FX: Dollar index is at the top of the 95.50-100.50 range, and the Dollar may continue to strengthen till the war continues. We expect a V-shaped reversal in crosses as soon as the war ends. The rupee is likely to continue to remain under pressure as long as Brent hovers around USD 100 per barrel. RBI for a long time defended the 92.35 mark but seemed to let it go on Friday. If Brent spikes higher, the RBI may have little choice but to let the Rupee go. Also, the more aggressively the RBI intervenes and the more Reserves it expends, the less likely the downside becomes in USDINR when things improve, as the RBI may then keep a firm floor to mop up Dollars to build ammunition quickly again, given the uncertain times we are in. We expect a steady grind higher in USDINR towards 93-93.20 levels.
Fixed Income: Domestic benchmark 10y has been incredibly resilient. Besides OMOs, the RBI has likely been buying in the secondary market as well. On the other hand, rates have sold off. 1y OIS at 5.84% suggests the RBI may have to hike this year.

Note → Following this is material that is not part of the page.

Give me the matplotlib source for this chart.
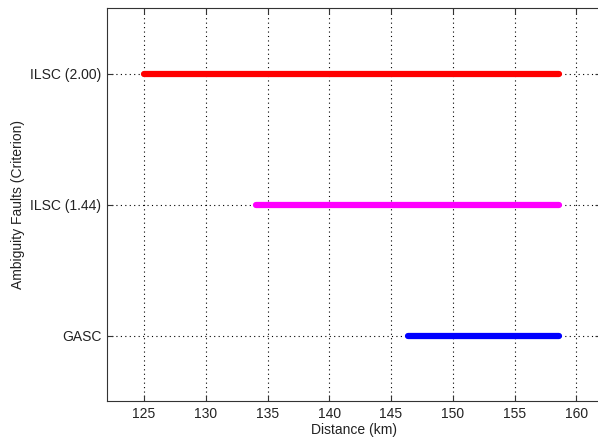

For how long the RBI can protect both Bonds and the rupee is the question. Protecting the Rupee means selling Dollars and withdrawing liquidity from the banking system, which is negative for Bonds. Doing OMOs or secondary market purchases means injecting liquidity, which is negative for the rupee, which means the RBI has to sell more Dollars!
Commodities: The most surprising has been the behaviour of precious metals during current risk-off times. We believe, however, this is an opportunity to add positions, as while the current geopolitical dynamics are temporary, De-Dollarization is a long-term structural theme that will resurface once geopolitics subsides. Brent and Natural Gas prices are likely to be headline-driven. Risks remain skewed to the upside in the short term.